Membuat kaki palsu, bagi Sugeng dan para pasukannya bukanlah pekerjaan yang rumit. Mereka cuma membutuhkan waktu paling lama 3 jam untuk menyelesaikan sebuah kaki palsu. Bahkan, jika dalam sehari ada pesanan hingga sejumlah 30 kaki palsu, maka hari itu juga Sugeng dan pasukannya pasti sanggup menyelesaikannya.
Tak hanya komponen vital kaki palsu yang memang selalu siap, pasukan Sugeng yang bernaung dalam Than Must Soegenk Mirtha Production juga siap ‘tempur’ 24 jam, kapanpun diperlukan, layaknya pasukan tempur dalam arti yang sesungguhnya. Kapan pun dipanggil, mereka akan siap datang ke medan pertempuran untuk mengeksekusi pembuatan kaki palsu.
Sugeng mengaku tidak kesulitan mencari bahan-bahan untuk membuat kaki palsu karena dia sudah memiliki rekanan yang akan siap setiap saat mengantarkan bahan-bahan yang dibutuhkannya.
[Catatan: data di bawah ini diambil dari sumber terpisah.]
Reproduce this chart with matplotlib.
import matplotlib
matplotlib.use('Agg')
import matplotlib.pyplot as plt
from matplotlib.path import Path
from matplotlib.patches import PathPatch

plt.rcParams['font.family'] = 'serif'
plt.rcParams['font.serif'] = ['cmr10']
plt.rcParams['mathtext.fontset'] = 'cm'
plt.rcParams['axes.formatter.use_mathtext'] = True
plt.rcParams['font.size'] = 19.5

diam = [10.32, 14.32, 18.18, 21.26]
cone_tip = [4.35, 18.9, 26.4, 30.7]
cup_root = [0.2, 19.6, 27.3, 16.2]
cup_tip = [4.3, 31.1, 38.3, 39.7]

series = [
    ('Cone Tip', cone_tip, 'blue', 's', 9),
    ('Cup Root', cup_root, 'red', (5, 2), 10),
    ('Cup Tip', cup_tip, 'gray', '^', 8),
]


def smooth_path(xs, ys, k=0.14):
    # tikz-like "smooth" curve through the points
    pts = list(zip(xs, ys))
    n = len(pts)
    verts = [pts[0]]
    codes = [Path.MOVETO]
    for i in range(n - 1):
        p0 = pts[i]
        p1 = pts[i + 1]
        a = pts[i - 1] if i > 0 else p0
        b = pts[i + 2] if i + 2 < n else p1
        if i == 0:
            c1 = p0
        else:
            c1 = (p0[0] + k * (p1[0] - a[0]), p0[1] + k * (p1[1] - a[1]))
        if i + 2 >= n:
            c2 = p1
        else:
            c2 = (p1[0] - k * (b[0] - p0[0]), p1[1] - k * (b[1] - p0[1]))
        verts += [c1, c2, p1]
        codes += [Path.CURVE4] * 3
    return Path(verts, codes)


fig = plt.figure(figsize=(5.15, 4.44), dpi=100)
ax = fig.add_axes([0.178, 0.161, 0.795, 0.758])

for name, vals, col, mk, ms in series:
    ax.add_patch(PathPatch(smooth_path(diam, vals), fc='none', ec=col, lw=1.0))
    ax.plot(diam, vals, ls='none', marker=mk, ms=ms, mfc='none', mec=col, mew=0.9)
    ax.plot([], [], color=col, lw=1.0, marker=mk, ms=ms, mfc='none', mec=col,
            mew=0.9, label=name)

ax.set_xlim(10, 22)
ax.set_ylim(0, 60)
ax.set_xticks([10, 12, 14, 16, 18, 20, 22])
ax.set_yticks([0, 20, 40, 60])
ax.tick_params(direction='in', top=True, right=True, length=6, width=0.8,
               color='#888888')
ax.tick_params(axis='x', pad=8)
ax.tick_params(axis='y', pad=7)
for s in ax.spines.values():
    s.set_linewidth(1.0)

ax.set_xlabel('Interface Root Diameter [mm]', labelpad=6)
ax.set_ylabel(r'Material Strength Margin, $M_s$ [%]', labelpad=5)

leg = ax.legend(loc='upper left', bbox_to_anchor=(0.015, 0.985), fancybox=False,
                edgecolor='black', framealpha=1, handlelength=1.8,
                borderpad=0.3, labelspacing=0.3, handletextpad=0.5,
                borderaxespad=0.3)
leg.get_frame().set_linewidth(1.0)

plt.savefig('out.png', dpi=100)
Sampai saat ini kaki palsu buatan Sugeng dan pasukannya sudah tersebar merata di tanah air dari Sabang hingga Merauke, bahkan juga sudah merambah Malaysia, Brunei Darussalam dan Singapura.
Berkali-kali Sugeng sering mengatakan bahwa membuatkan kaki palsu untuk para penyandang disabilitas yang membutuhkan itu mudah. Yang susah itu adalah mengembalikan mental orang-orang yang kehilangan kaki untuk kembali bersemangat dalam hidupnya. Sebab, tidak sedikit yang malu, merasa tidak berguna, dan masih banyak keluhan yang lain bagi yang telah kehilangan kakinya.
“Masih banyak saudara-saudara saya, bahkan di Mojokerto sendiri, yang kehilangan kakinya dan memilih mengurung diri, menjauhi keramaian, dan setelah bertahun-tahun baru berani datang kepada saya atau mendapatkan laporan untuk mendapatkan kaki palsu. Lho, selama ini mereka kemana saja kok baru ingin mendapatkan kaki palsu,” ujar Sugeng.
Terhadap saudara-saudara yang seperti ini, setelah berkenalan dan sedikit diberi penataran, terkadang mereka bangkit semangatnya. Namun, ada pula satu-dua, yang justru ngambek dan tidak berani balik lagi. Terhadap yang begitu, Sugeng mengatakan bahwa yang seperti itu mentalnya cengeng dan layak diceburkan saja ke sungai.